I acted as an interface between the Defra team and the FSOI, providing briefings for Defra on UK Ocean activities in the space of ocean observation, ocean action and capacity building projects that focus on improving the accessibility and inclusivity in the marine space. Specific tasks included participating in a UK-led G7 Ocean Decade Plan Workshop, and writing up the follow-up internal G7 report. You can find more information on this, and read the public Executive Summary here. I was thrown in the deep end, acting as a chair for G7 discussions on how to drive capacity building and partnerships with underrepresented nations, and co-leading the organisation of an international webinar for Early Career Ocean Professionals on the opportunities for involvement in the Ocean Decade that brought together over 350 participants.

Placement outputs ranged from short paragraphs sent to my Defra manager to summarise key UK science programs, to coordinating a COP26 event with 9 international partner organisations on the future of ocean observations. I communicated with the Royal Society, Challenger Society and several other science focused organisations on priorities for ocean action across the Decade, and acted as a voice for Early Career Researchers during meetings with the Defra/FSOI team.

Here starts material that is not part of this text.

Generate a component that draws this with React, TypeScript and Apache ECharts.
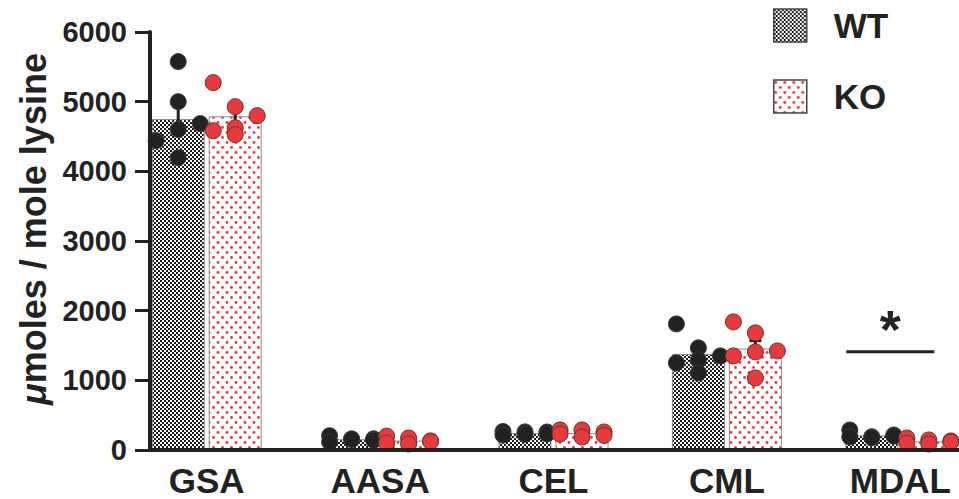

This placement provided huge opportunities for me to develop my communication skills, build confidence and experience in engaging with key decision makers, expand my knowledge of international marine policy, and show me the quick pace of working required within the policy world! I am incredibly thankful to my two managers and the wider team at Defra and the FSOI for pushing and challenging me, and opening up many doors for me.

Out of this placement, I was offered a three-month internship with NERC, working on the NERC commitment to be a net zero organisation by 2040. NERC are responsible for the UK’s largest research vessels, which facilitate much of the ocean-going research the UK carries out. NERC are seeking ways to meet net zero carbon emissions whilst maintaining the world-leading science they oversee, and I am tasked with providing them with policy recommendations in this space. You can read more about UK Net Zero Ocean Capacity here in this summary report.

By undertaking these projects, I have gained invaluable insight into the national and international priorities for ocean science, made fantastic connections across the international science and policy world, and have developed communication and diplomacy skills. Going forward, this skill development will benefit my ongoing PhD work, and provide me with an excellent foundation in academia or public policy.

Carrying out a policy placement has opened up further exciting opportunities, both in academia and policy, and provided me with a valuable perspective on marine research outside of my PhD project. I really would encourage anyone with the opportunity to go for it. Outside of the NERC DTP funded placements there are other avenues. The Southampton Marine and Maritime Institute works closely with Public Policy|Southampton to continue to create secondment opportunities for University of Southampton staff and students in the policy space. Public Policy|Southampton also do excellent work facilitating studentships in the policy space, such as through their Policy Associate Scheme.

My thanks go to NERC who funded my INSPIRE PhD placement.